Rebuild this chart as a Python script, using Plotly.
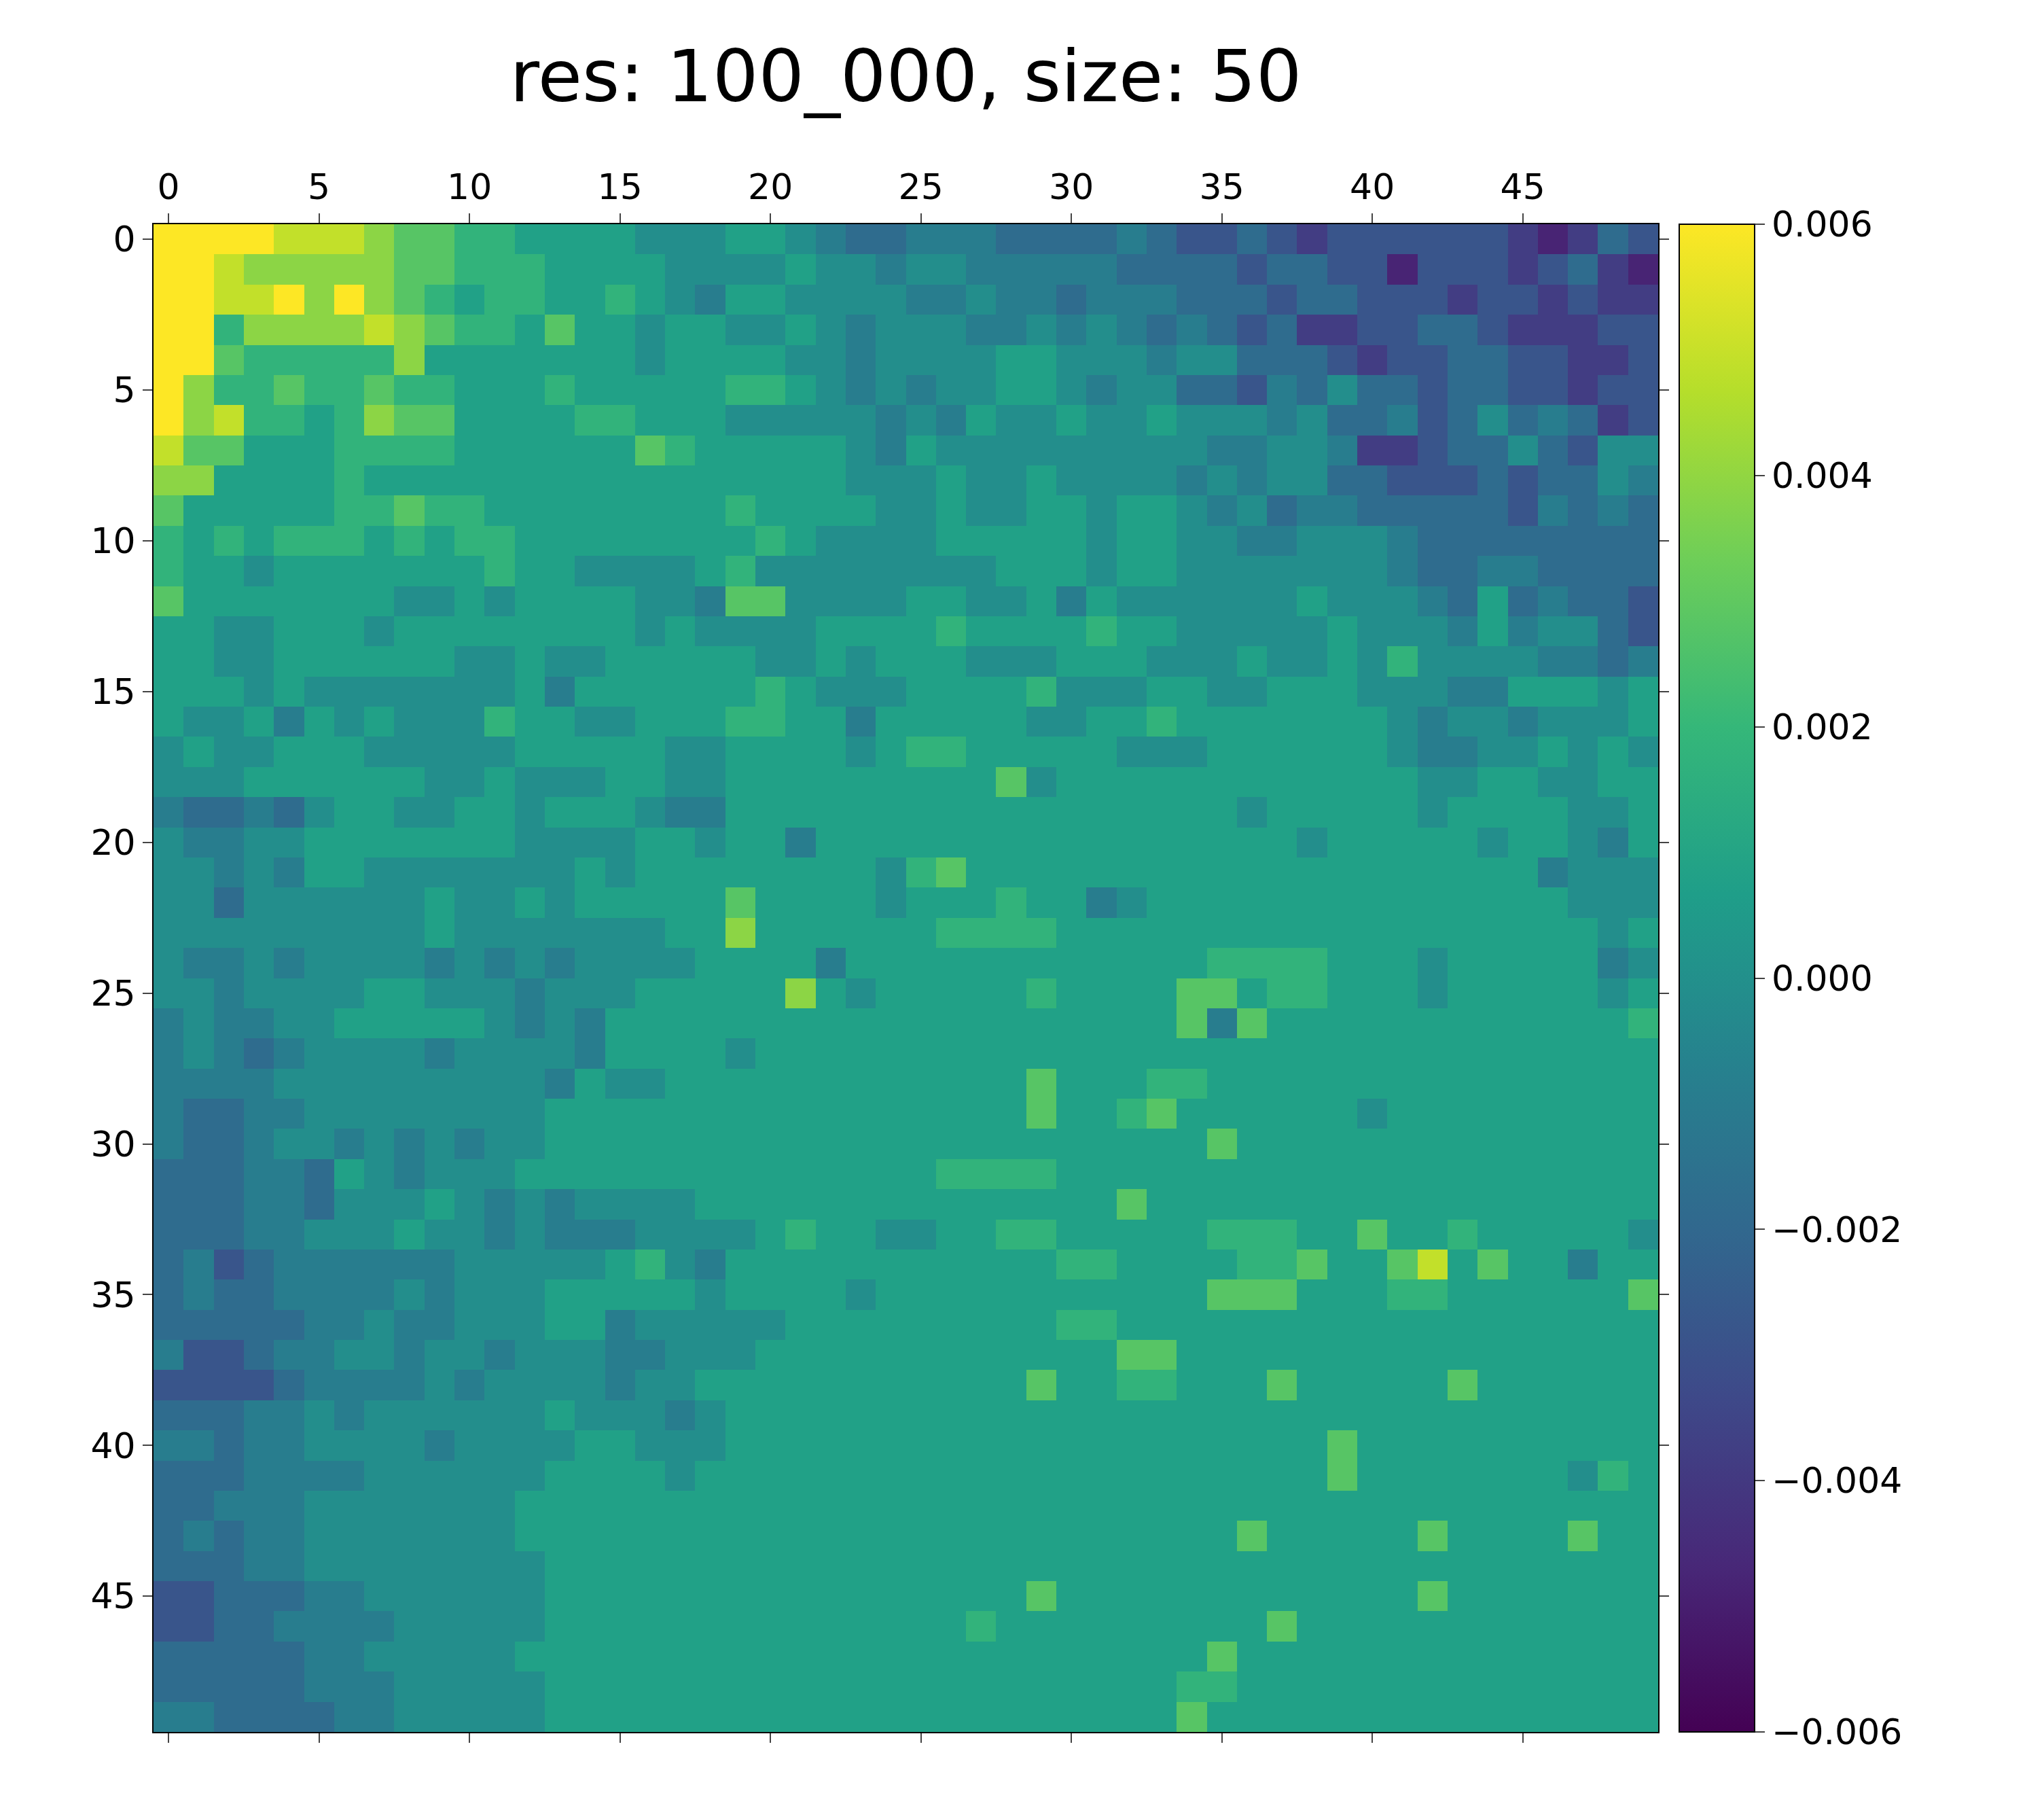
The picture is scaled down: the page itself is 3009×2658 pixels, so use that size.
import plotly.graph_objects as go

# levels: a=-6 ... g=0 ... m=+6 (approx units of 0.001)
rows = [
"mmmmlllkjjiihhhhggghhgfeefffeeeefeddedcddddddcbced",
"mmlkkkkkjjiiihhhhgggghggfggfffffeeeedeeddbdddcdecb",
"mmllmkmkjihiihhihgfhhggggffgffefffeeedeedddcddcdcc",
"mmikkkklkjiihjhhghhgghgfgggffgfgfefedeccddeedcccdd",
"mmjiiiiikhhhhhhhghhhhggfgggghhgggfggeeedcddeeddccd",
"mkiijiijiihhhihhhhhiihgfgfgghhgfggeedfegeedeeddcdd",
"mkliihikjjhhhhiihhhgggggfgfhgghgghgggfgeefdegefecd",
"ljjhhhiiiihhhhhhjihhhhhgfhgggggggggffggfccdeegedgg",
"kkhhhhihhhhhhhhhhhhhhhhggghgghggggfgfggeedddedeegf",
"jhhhhhiijiihhhhhhhhihhhhgghgghhghhgfgeffeeeeedfefe",
"ihihiiihihiihhhhhhhhihgggghhhhhghhggffgggfeeeeeeee",
"ihhghhhhhhhihhgggghigggggggghhhghhgggggggfeeffeeee",
"jhhhhhhhgghghhhhggfjjgggghhgghfhgggggghgggfehefeed",
"hhgghhhghhhhhhhhghgggghhhhihhhhihhggggghgggfhfgged",
"hhgghhhhhhgghgghhhhhgghghhhggghhhggghgghgiggggffef",
"hhhghggggggghfhhhhhhihggghhhhiggghhgghhhgggffhhhgh",
"hgghfhghgggihhgghhhiihhfhhhhhgghhihhhhhhhgfggfgggh",
"ghgghhhggggghhhhhgghhhhghiihhhhhggghhhhhhgffgghghg",
"ggghhhhhhgghggghhgghhhhhhhhhjghhhhhhhhhhhhgghhgghh",
"feefeghhgghhghhhgffhhhhhhhhhhhhhhhhhghhhhhghhhhggh",
"gffgghhhhhhhgggghhghhfhhhhhhhhhhhhhhhhghhhhhghhgfh",
"ggfgfhhggggggghghhhhhhhhgijhhhhhhhhhhhhhhhhhhhfggg",
"ggegggggghgghghhhhhjhhhhghhhihhfghhhhhhhhhhhhhhggg",
"ggggggggghggggggghhkhhhhhhiiiihhhhhhhhhhhhhhhhhhgh",
"gffgfggggfgfgfgggghhhhfhhhhhhhhhhhhiiiihhhghhhhhfg",
"ggfgggghhgggfggghhhhhkhghhhhhihhhhjjhiihhhghhhhhgh",
"fgffgghhhhhgfgfhhhhhhhhhhhhhhhhhhhjfjhhhhhhhhhhhhi",
"fgfefggggfggggfhhhhghhhhhhhhhhhhhhhhhhhhhhhhhhhhhh",
"ffffgggggggggfhgghhhhhhhhhhhhjhhhiihhhhhhhhhhhhhhh",
"feeffgggggggghhhhhhhhhhhhhhhhjhhijhhhhhhghhhhhhhhh",
"feefggfgfgfgghhhhhhhhhhhhhhhhhhhhhhjhhhhhhhhhhhhhh",
"eeeffehgfggghhhhhhhhhhhhhhiiiihhhhhhhhhhhhhhhhhhhh",
"eeeffeggghgfgfgggghhhhhhhhhhhhhhjhhhhhhhhhhhhhhhhh",
"eeeffggghggfgfffgggghihhgghhiihhhhhiiihhjhhihhhhhg",
"efdeffffffggggghigfhhhhhhhhhhhiihhhhiijhhjlhjhhfhh",
"efeeffffgfggghhhhhghhhhghhhhhhhhhhhjjjhhhiihhhhhhj",
"eeeeeffgffggghhfggggghhhhhhhhhiihhhhhhhhhhhhhhhhhh",
"fddeffggfggfgggffggghhhhhhhhhhhhjjhhhhhhhhhhhhhhhh",
"ddddeffffgfggggfgghhhhhhhhhhhjhhiihhhjhhhhhjhhhhhh",
"eeeffgfgggggghgggfghhhhhhhhhhhhhhhhhhhhhhhhhhhhhhh",
"ffeffggggfgggghhggghhhhhhhhhhhhhhhhhhhhjhhhhhhhhhh",
"eeeffffgggggghhhhghhhhhhhhhhhhhhhhhhhhhjhhhhhhhgih",
"eefffggggggghhhhhhhhhhhhhhhhhhhhhhhhhhhhhhhhhhhhhh",
"efeffggggggghhhhhhhhhhhhhhhhhhhhhhhhjhhhhhjhhhhjhh",
"eeeffgggggggghhhhhhhhhhhhhhhhhhhhhhhhhhhhhhhhhhhhh",
"ddeeeffgggggghhhhhhhhhhhhhhhhjhhhhhhhhhhhhjhhhhhhh",
"ddeeffffggggghhhhhhhhhhhhhhihhhhhhhhhjhhhhhhhhhhhh",
"eeeeeffggggghhhhhhhhhhhhhhhhhhhhhhhjhhhhhhhhhhhhhh",
"eeeeefffggggghhhhhhhhhhhhhhhhhhhhhiihhhhhhhhhhhhhh",
"ffeeeeffggggghhhhhhhhhhhhhhhhhhhhhjhhhhhhhhhhhhhhh",
]
level_values = {"a": -0.0058, "b": -0.0048, "c": -0.0038, "d": -0.0028, "e": -0.0018,
                "f": -0.0009, "g": -0.0001, "h": 0.0008, "i": 0.0018, "j": 0.0028,
                "k": 0.0039, "l": 0.0049, "m": 0.006}
N = 50
z = []
for r in rows:
    r = (r + r[-1] * N)[:N]
    z.append([level_values[c] for c in r])

L, R, T, B = 218, 2433, 322, 2541
W, H = 3009, 2658
font = dict(size=52, family="DejaVu Sans", color="black")
fig = go.Figure(go.Heatmap(
    z=z, x=list(range(N)), y=list(range(N)), colorscale="Viridis",
    zmin=-0.006, zmax=0.006,
    colorbar=dict(x=(2464 - L) / (R - L), xanchor="left", xpad=0, ypad=0, y=0.5, len=1,
                  thickness=111, outlinewidth=2, outlinecolor="black",
                  tickvals=[-0.006, -0.004, -0.002, 0, 0.002, 0.004, 0.006],
                  tickformat=".3f", ticks="outside", ticklen=14, tickwidth=2,
                  tickfont=font)))

ax = dict(showgrid=False, zeroline=False, ticks="outside", ticklen=14, tickwidth=2,
          showline=True, linewidth=2, linecolor="black", mirror="ticks",
          tickfont=font, tickvals=list(range(0, 50, 5)), range=[-0.5, 49.5])
fig.update_layout(
    width=W, height=H, plot_bgcolor="white", paper_bgcolor="white",
    margin=dict(l=L, r=W - R, t=T, b=H - B),
    title=dict(text="res: 100_000, size: 50", x=(L + R) / 2 / W, xanchor="center",
               y=1 - 104 / H, yanchor="middle",
               font=dict(size=106, family="DejaVu Sans", color="black")),
    xaxis=dict(ax, side="top"),
    yaxis=dict(ax, range=[49.5, -0.5]),
)
fig.write_html("out.html")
--------------------
§ **The task**
Copy out precisely the lines from the line with "The picture is" to the line with "import plotly.graph_objects as go" in the material above, including those two lines and omitting all the rest.

§ **The answer**
The picture is scaled down: the page itself is 3009×2658 pixels, so use that size.
import plotly.graph_objects as go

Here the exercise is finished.